Below are some records. Output the lines from the first one through the line that holds "const yTicks = [0, 20000, 40000, 60000, 80000, 100000, 120000];", exactly as written, with no pictures.

Plotting code records

-- start --

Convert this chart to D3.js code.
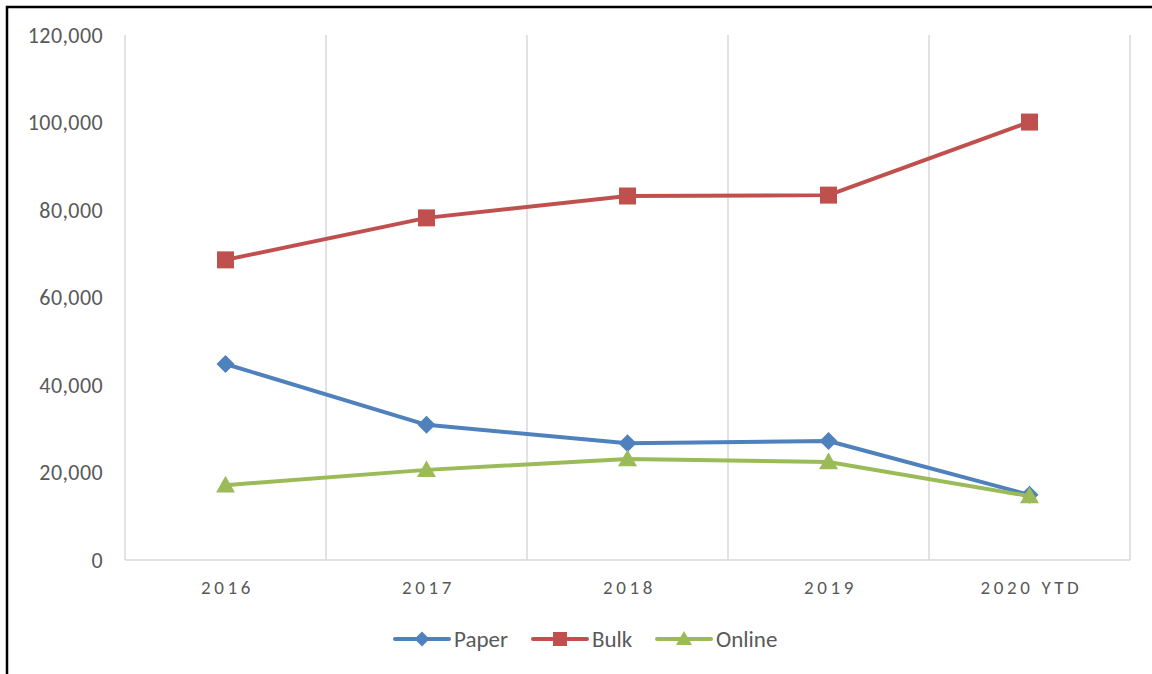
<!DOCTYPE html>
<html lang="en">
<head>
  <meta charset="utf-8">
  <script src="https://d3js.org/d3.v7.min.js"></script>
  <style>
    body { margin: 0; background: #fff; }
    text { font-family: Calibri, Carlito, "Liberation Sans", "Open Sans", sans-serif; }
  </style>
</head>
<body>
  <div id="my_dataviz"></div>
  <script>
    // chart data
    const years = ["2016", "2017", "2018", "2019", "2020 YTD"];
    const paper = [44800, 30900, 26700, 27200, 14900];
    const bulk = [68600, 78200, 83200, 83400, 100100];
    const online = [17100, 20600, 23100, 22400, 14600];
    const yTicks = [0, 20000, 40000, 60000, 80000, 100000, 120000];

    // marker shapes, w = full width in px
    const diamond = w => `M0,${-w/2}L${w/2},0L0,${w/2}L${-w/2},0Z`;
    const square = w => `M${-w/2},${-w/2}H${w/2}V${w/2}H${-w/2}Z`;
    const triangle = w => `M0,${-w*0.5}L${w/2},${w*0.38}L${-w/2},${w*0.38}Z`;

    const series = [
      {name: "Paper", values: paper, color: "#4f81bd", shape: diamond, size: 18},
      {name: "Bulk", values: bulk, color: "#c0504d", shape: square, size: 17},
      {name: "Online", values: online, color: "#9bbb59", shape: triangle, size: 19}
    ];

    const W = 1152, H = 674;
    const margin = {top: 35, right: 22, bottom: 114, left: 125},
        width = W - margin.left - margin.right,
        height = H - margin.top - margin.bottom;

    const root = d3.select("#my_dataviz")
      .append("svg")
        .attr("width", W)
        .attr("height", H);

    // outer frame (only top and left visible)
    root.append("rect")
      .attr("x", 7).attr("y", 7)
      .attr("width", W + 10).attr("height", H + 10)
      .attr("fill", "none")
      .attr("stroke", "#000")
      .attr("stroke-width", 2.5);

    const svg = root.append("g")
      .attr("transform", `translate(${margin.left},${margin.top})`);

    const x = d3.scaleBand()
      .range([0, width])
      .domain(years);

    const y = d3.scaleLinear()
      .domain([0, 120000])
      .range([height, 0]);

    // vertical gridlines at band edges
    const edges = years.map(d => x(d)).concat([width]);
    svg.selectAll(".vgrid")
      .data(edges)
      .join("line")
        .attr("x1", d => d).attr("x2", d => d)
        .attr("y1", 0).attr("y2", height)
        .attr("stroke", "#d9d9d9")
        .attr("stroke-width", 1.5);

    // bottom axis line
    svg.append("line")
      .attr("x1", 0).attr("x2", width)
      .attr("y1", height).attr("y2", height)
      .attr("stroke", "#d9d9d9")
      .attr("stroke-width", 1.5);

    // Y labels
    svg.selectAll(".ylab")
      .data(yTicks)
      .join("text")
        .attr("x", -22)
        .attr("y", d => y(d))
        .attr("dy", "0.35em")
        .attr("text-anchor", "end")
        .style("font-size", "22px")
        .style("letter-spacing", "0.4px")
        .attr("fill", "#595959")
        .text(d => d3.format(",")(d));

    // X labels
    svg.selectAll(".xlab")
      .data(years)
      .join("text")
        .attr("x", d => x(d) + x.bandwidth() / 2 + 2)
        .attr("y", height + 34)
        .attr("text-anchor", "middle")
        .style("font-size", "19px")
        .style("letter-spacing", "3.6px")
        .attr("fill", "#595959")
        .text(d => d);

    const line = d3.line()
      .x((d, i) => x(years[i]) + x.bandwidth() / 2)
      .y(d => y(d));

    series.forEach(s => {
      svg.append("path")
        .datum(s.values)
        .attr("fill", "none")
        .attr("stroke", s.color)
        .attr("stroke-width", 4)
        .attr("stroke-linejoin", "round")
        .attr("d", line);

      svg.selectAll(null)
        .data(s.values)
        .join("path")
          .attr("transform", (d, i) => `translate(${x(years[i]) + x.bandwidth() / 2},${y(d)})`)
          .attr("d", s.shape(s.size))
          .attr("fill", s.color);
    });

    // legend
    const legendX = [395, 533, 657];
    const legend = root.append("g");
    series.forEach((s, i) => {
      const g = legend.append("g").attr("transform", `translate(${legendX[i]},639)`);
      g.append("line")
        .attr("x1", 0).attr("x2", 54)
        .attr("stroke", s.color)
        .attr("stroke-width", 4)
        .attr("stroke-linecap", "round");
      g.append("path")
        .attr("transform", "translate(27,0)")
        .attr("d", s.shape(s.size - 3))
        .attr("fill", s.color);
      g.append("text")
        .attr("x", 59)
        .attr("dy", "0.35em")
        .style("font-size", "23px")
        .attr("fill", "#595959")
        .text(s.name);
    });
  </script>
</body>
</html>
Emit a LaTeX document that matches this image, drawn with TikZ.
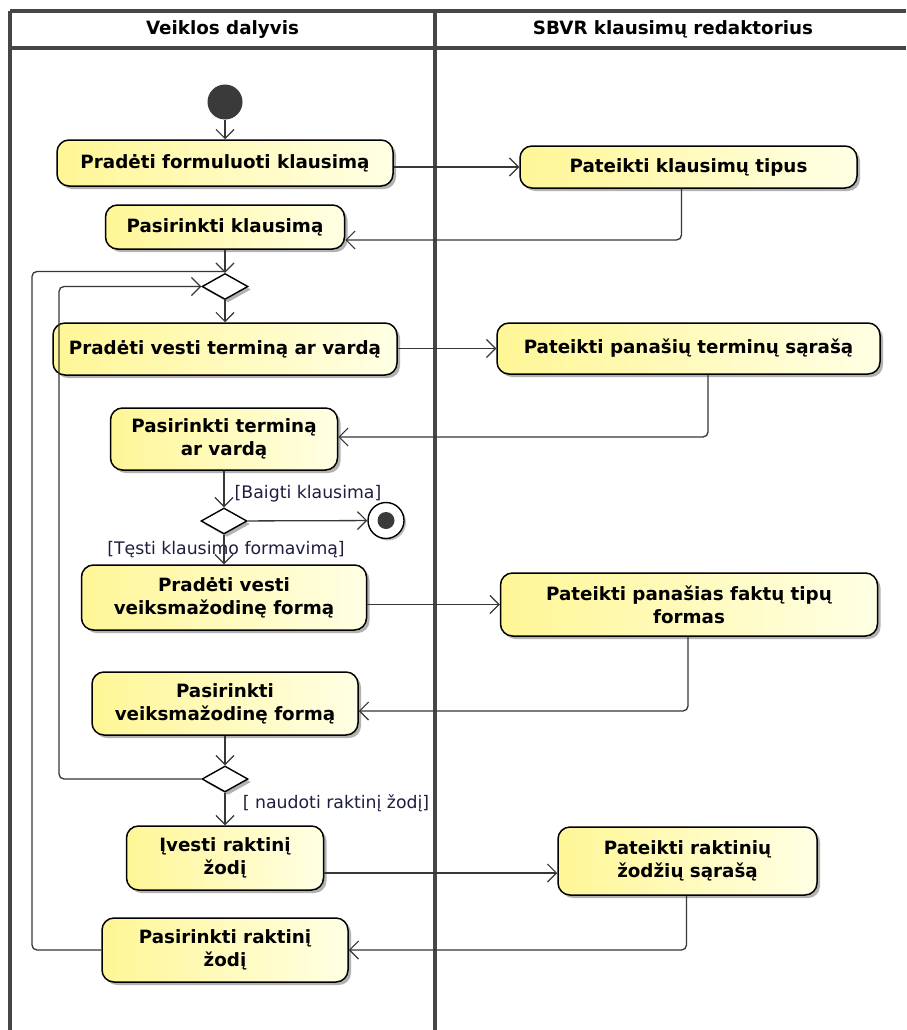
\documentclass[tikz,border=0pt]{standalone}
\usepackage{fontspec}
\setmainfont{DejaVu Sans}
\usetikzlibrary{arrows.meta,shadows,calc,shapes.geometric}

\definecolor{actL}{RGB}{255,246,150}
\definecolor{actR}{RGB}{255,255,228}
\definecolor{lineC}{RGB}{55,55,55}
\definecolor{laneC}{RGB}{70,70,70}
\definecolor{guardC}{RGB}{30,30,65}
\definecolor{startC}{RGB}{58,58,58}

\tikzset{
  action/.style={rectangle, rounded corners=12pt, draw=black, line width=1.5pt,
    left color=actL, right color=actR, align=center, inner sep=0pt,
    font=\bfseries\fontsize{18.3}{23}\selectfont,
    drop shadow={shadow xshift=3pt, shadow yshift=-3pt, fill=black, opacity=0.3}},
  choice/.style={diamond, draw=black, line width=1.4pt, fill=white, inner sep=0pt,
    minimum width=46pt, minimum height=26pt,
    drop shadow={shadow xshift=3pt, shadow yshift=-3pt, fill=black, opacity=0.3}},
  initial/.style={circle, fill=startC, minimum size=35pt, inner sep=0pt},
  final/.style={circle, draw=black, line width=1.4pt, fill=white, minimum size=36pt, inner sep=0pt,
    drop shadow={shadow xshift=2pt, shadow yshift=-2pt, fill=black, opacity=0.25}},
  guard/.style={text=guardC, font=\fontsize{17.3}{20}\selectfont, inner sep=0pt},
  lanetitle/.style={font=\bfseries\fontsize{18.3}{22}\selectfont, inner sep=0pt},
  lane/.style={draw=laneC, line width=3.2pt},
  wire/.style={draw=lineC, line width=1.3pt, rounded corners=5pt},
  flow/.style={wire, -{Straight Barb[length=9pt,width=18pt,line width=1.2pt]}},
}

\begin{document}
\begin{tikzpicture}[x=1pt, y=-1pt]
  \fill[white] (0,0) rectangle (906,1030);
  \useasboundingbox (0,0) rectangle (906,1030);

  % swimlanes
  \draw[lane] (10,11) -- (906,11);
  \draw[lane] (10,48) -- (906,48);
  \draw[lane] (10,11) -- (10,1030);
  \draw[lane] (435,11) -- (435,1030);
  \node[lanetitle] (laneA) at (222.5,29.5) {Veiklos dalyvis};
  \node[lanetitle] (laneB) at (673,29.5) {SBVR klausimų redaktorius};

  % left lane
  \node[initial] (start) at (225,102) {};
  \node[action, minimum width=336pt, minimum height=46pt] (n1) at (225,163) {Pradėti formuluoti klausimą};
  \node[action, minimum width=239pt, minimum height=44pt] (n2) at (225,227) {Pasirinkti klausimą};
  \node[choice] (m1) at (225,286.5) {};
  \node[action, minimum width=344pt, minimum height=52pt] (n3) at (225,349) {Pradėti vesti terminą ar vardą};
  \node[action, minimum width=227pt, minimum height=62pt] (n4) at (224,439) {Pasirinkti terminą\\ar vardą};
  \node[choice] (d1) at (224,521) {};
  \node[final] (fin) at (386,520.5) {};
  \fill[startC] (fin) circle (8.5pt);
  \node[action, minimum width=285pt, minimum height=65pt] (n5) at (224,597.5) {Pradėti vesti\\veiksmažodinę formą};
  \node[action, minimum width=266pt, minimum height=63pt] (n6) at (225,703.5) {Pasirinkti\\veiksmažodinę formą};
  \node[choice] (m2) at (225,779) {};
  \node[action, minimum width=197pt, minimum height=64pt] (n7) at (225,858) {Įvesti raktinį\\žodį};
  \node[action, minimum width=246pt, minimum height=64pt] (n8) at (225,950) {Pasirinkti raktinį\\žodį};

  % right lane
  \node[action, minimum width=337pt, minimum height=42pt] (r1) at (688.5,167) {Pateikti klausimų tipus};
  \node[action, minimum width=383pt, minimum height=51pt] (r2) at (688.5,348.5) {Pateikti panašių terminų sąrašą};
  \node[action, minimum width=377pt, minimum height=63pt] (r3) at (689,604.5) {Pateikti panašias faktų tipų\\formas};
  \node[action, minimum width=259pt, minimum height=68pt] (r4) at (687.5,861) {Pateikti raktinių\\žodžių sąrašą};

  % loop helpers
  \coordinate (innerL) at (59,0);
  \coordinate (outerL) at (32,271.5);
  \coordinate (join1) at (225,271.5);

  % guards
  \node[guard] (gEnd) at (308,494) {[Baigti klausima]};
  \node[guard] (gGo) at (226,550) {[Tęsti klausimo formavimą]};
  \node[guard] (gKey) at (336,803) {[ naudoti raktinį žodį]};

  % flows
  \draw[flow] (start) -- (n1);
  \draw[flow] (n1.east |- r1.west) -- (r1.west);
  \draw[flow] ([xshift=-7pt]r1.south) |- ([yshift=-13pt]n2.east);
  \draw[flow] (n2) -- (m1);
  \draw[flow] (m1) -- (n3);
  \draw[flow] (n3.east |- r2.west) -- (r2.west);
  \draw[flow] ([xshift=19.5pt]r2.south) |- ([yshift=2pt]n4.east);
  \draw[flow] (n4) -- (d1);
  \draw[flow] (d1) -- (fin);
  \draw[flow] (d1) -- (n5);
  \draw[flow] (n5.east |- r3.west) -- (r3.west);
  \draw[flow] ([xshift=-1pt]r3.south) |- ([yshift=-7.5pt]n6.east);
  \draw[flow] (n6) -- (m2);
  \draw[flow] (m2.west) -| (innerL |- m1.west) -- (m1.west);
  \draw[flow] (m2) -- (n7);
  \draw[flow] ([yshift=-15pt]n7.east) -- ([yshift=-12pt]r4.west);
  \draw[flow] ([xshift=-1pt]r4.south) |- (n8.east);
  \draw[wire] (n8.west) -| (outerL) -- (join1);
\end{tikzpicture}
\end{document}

-- end --

**TASK RESPONSE**.
Convert this chart to D3.js code.
<!DOCTYPE html>
<html lang="en">
<head>
  <meta charset="utf-8">
  <script src="https://d3js.org/d3.v7.min.js"></script>
  <style>
    body { margin: 0; background: #fff; }
    text { font-family: Calibri, Carlito, "Liberation Sans", "Open Sans", sans-serif; }
  </style>
</head>
<body>
  <div id="my_dataviz"></div>
  <script>
    // chart data
    const years = ["2016", "2017", "2018", "2019", "2020 YTD"];
    const paper = [44800, 30900, 26700, 27200, 14900];
    const bulk = [68600, 78200, 83200, 83400, 100100];
    const online = [17100, 20600, 23100, 22400, 14600];
    const yTicks = [0, 20000, 40000, 60000, 80000, 100000, 120000];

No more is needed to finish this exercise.